Vogue – Madonna

Vogue

Madonna 1990

The song that became one of the best-selling singles of 1990 was built on a $5,000 budget in a basement on West 56th Street and originally slated as a B-side.

Shep Pettibone had produced club mixes for Madonna throughout the late 1980s. When Warner Bros. asked him to supply an instrumental for the "Keep It Together" single from Like a Prayer, he worked in a makeshift vocal booth in his basement studio on the budget the label allotted — about $5,000 total, covering studio time, engineers, and session players. Madonna came in, wrote lyrics quickly, and recorded her vocal in a few hours. When Warner executives heard the finished song, they reversed course. Vogue would no longer be a B-side. It would be the lead single from I'm Breathless, the soundtrack tied to Madonna's role in Warren Beatty's Dick Tracy.

The song needed a video fast. Madonna called David Fincher.

Fincher was 27, under exclusive contract to Propaganda Films, and had already directed two videos for her — "Express Yourself" in 1989 and "Oh Father" that same year. He was not yet the director of Alien 3 (his feature debut came in 1992), let alone Seven or Fight Club. He was a glossy, technically precise hired gun with a growing reputation for high-contrast black-and-white imagery.

The production was compressed by force. Madonna was deep in rehearsals for the Blond Ambition Tour, and the only window to shoot was two days in early February 1990 at Burbank Studios in California. The entire video was filmed in roughly 16 hours of studio time, on 35mm black-and-white film, with cinematographer Pascal Lebègue, who had worked with Fincher on earlier stark, high-contrast clips. The visual references were specific and art-historical: the stylized tableaux and hard-edged figures of Tamara de Lempicka's 1920s Art Deco portraits, and the high-contrast studio portraiture of Horst P. Horst, whose 1930s photographs for Vogue and Paramount defined the lighting grammar of Golden Age Hollywood.

The movement came from a world mainstream pop had never spotlighted. Karole Armitage received the choreographer credit, but the vogueing vocabulary on screen — the hand articulation, the duckwalk, the dramatic freeze — came from José Gutierrez and Luis Camacho, members of the House of Xtravaganza, one of the most influential ballroom houses of the underground queer Black and Latino scene in Harlem and the Bronx. Both had been fixtures of the ball circuit since the 1980s. Madonna had first seen them dancing at the Sound Factory, the Manhattan club at the center of late-80s New York nightlife, and brought them onto the set as dancers and ballroom consultants to teach her and the ensemble how the movement should read on screen. Around them were the Blond Ambition dancers who would tour the song that summer: Carlton Wilborn, Salim Gauwloos, Oliver Crumes, Kevin Stea, and Gabriel Trupin, with backup vocalists Niki Haris and Donna DeLory completing the ensemble.

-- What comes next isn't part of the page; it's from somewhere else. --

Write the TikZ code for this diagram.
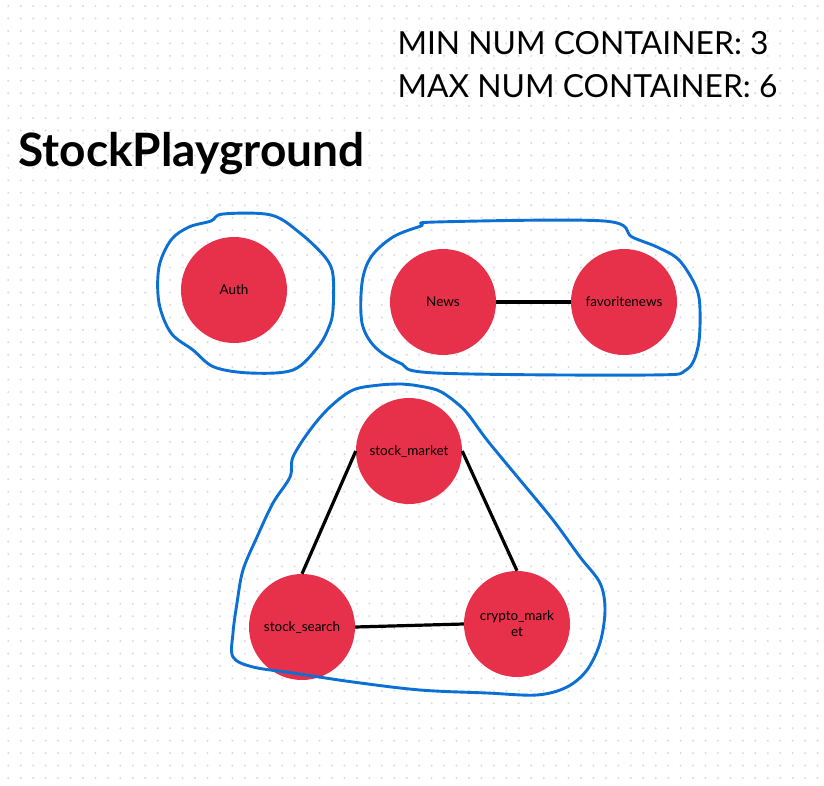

The timing was its own story. Jennie Livingston had been filming Paris Is Burning — the documentary that would introduce outsiders to ballroom culture in depth — since 1986, and by 1990 the footage was circulating on the festival circuit. It wouldn't reach wide theatrical release until 1991. Vogue arrived first. When MTV rotated the video through the spring of 1990, millions of viewers saw the hand movements, the posing, and the duckwalk for the first time — through a Madonna frame rather than the ballroom frame Livingston had constructed.

The song reached number one in more than thirty countries, sold over six million copies worldwide, and is widely described as one of the best-selling singles of 1990. On September 6, 1990, Madonna closed the MTV Video Music Awards at the Universal Amphitheatre in Los Angeles wearing an 18th-century French court gown — a recreation of the Oscar-winning costume James Acheson had designed for Glenn Close in Dangerous Liaisons. Her dancers were costumed in matching baroque aristocratic attire. The collision of Marie Antoinette and Harlem ballroom became one of the most replayed MTV performances of the decade. The video received nine VMA nominations that night and won Best Direction.

Fincher's career moved quickly after. Alien 3 went into production in 1991 under a studio process he has repeatedly described as a nightmare — an experience that nearly ended his filmmaking career before it began. He survived it, and went on to Seven, Fight Club, The Social Network, and Gone Girl — one of the few American filmmakers of his generation to emerge directly from the 1980s music video system into sustained feature authority. José Gutierrez and Luis Camacho continued teaching and performing ballroom internationally. Over the decades that followed — as voguing moved from Harlem basements to FX's Pose to a choreographic vocabulary recognized in every major pop video — a running conversation persisted about how little of Vogue's commercial success ever flowed back to the community that invented its movement. That conversation began here.